NY's Brownfield Cleanup Incentives Not Flowing to Minority or Struggling Communities
Green Group's Investigation Reveals Tax Credits Going to Zero Dirty Site Clean Ups in Predominantly Minority Communities
ALBANY, NY (01/31/2011)(readMedia)-- The state government watchdog group Environmental Advocates of New York today released an in-depth analysis of tax credits doled out to developers under the state's Brownfield Cleanup Program. Established in 2003 to encourage the cleanup of contaminated areas blighted by former industrial sites, the intent of the program was to stimulate economic development in low-income neighborhoods and communities of color, while making such communities healthier and safer. Click here for a list of sites and related tax credits.
Environmental Advocates' review of Department of Environmental Conservation (DEC) records of remediated brownfield sites, as well as records from the state Department of Taxation & Finance, revealed that developers have claimed nearly $365 million in tax credits to clean up brownfield sites during calendar years 2008 and 2009. But these tax credits are not encouraging cleanups in predominately African American or Latino neighborhoods, or in areas with high rates of unemployment or families living in poverty.
"While New York's leaders are busy looking under the couch cushions for loose change, taxpayers have lined the pockets of real estate developers with hundreds of millions of dollars in the form of state tax incentives that are missing the mark," said Alison Jenkins, Fiscal Policy Director, Environmental Advocates of New York. "Targeting these incentives to bolster struggling city neighborhoods would guarantee taxpayers get a better bang for the buck."
According to Environmental Advocates' research:
Predominately African American or Latino neighborhoods are home to zero projects claiming tax credits. Nearly 33 percent of projects claiming credits are located in neighborhoods that are at least 90 percent Caucasian per the census. (See Table 1).
A total of only four projects that claimed tax credits, or 10 percent, are located in areas where the percentage of families living in poverty was greater than 30 percent (Table 2).
Thirty-five percent of projects claiming tax credits are in areas where the percentage of families living below the poverty line was lower than nine percent. The statewide average of families living below the poverty line was 11.5 percent; the New York City average was 17.5 percent (Table 2).

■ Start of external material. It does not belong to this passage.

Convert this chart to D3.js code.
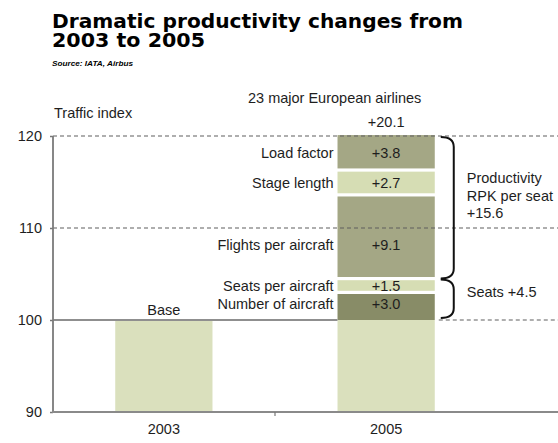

Only 7.5 percent of projects claiming credits are located in areas with unemployment rates above 10 percent. Per 2000 Census data, the statewide unemployment average was 4.7 percent; the New York City average was 5.8 percent. Half of projects claiming tax credits are located in neighborhoods with less than four percent unemployment (Table 3).
Environmental Advocates used the DEC's environmental remediation database to compile a list of projects that have received a certificate of completion and overlaid that list with additional information including: detailed census statistics on income levels and demographics, and information on tax credits claimed by developers from reports published by the Department of Taxation & Finance. Environmental Advocates used statistics from the 2000 Census, which provides the most complete data available but is likely to under-report current unemployment and poverty statistics.
Despite the fact that the state's 2010 budget defers payments on brownfield tax credits in excess of $2 million until after 2013, the bill will eventually come due.
A brownfield is an abandoned or underused piece of land where redevelopment is complicated by environmental contamination. Brownfields blight communities and pose both health threats and obstacles to economic redevelopment. Unused urban land is a fiscal burden because it is unproductive in terms of job creation, revenue generation, or contribution to the tax base.
A new report from the Department of Taxation and Finance with data on tax credits claimed in calendar year 2010 will be available on Monday, January 31, 2011.
Environmental Advocates of New York's mission is to protect our air, land, water and wildlife and the health of all New Yorkers. Based in Albany, we monitor state government, evaluate proposed laws, and champion policies and practices that will ensure the responsible stewardship of our shared environment. We work to support and strengthen the efforts of New York's environmental community and to make our state a national leader.